1. Compare the value at the index of i with the value at the index of j.

2. If they are equal move j ahead until we find something that is not equal to i.

3. If they are not equal move i up 1 space and put the value of j into i's new place.

4. Continue to do this until you have gone through the array completely. 'i' will be at the index of the final unique value. If we add 1 to this index number we will have the total number of unique values.

We will use the same array as above: [3,3,3,4,4,4,5,5,5,5,5,6]

Let's walk through the code:

function countUniqueValues(arr) {
var i=0;

for (var j=1; j < arr.length; j++) {
if(arr[i] !== arr[j]){
i++;
arr[i] = arr[j]
}
console.log(i,j)
}
return i + 1;
}  After we have gone completely through the array one time every unique value is at the beginning of the array and 'i' is in the position of the final unique value: We see that i is at index 3 so we just add 1 to this to get 4 which is the total number of unique values:

return i + 1


Because we are adding 1 to i this become a problem when we are given an empty array, []. If we were to use the above solution we would get a return value of 1. To combat this we can add a check to the beginning of the function to check for empty arrays:

if (arr.length === 0 ) return 0;



The final function is:

function countUniqueValues(arr) {
if (arr.length === 0 ) return 0;
var i=0;

for (var j=1; j < arr.length; j++) {
if(arr[i] !== arr[j]){
i++;
arr[i] = arr[j]
}
console.log(i,j)
}
return i + 1;
}


As you can see, the second solution to this problem only runs through the array once and there was no need to create an additional object or count the number of keys of that object so this second solution is much more efficient than the first. Although both solutions should have time complexity of O(n), the second solution is an improvement when it comes to space complexity.

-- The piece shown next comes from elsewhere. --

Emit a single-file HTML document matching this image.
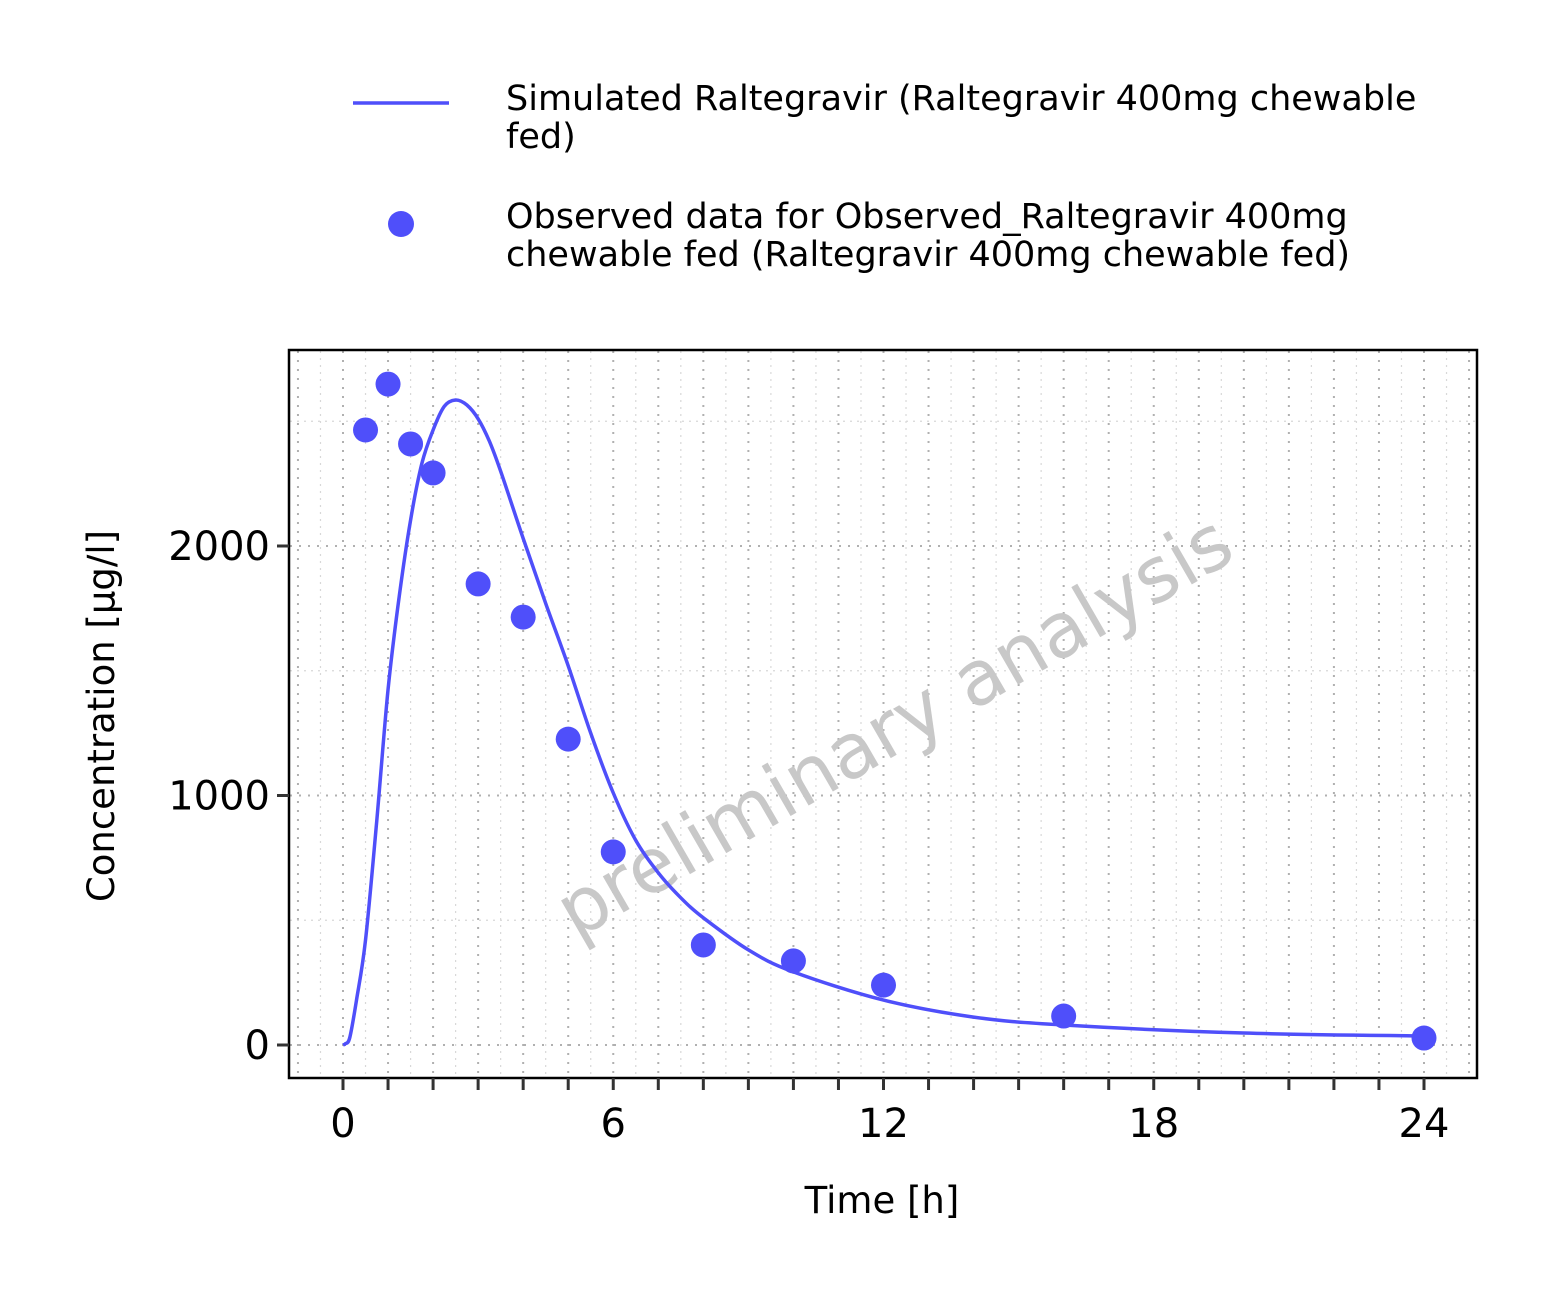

How would you approach this problem?

### Discussion One clever solution is to use Set as they have unique values by design:

function countUniqueValues(arr) {
return new Set(arr).size;
}
countUniqueValues([]); // => 0
countUniqueValues([1, 1, 1, 2, 3, 3]); // => 3


It's not really an algorithm, tho ;)

... and a lazy solution would be to use underscorejs:

_.uniq([1, 1, 1, 2, 3, 3]).length; //=> 3


My code wouldn't have been that concise but exact solution I thought of

Right... I always forget about sets!

That makes everything so much easier.

I think also you could use this technique I wrote in this post: dev.to/adtm/whats-your-favorite-al... :)

negating numbers on the fly and checking if they exist, if it doesn't - add +1 to the counter.

What happens when the array isn't pre-sorted?

If it's not pre-sorted you have to use a different approach - the multiple pointers approach won't work.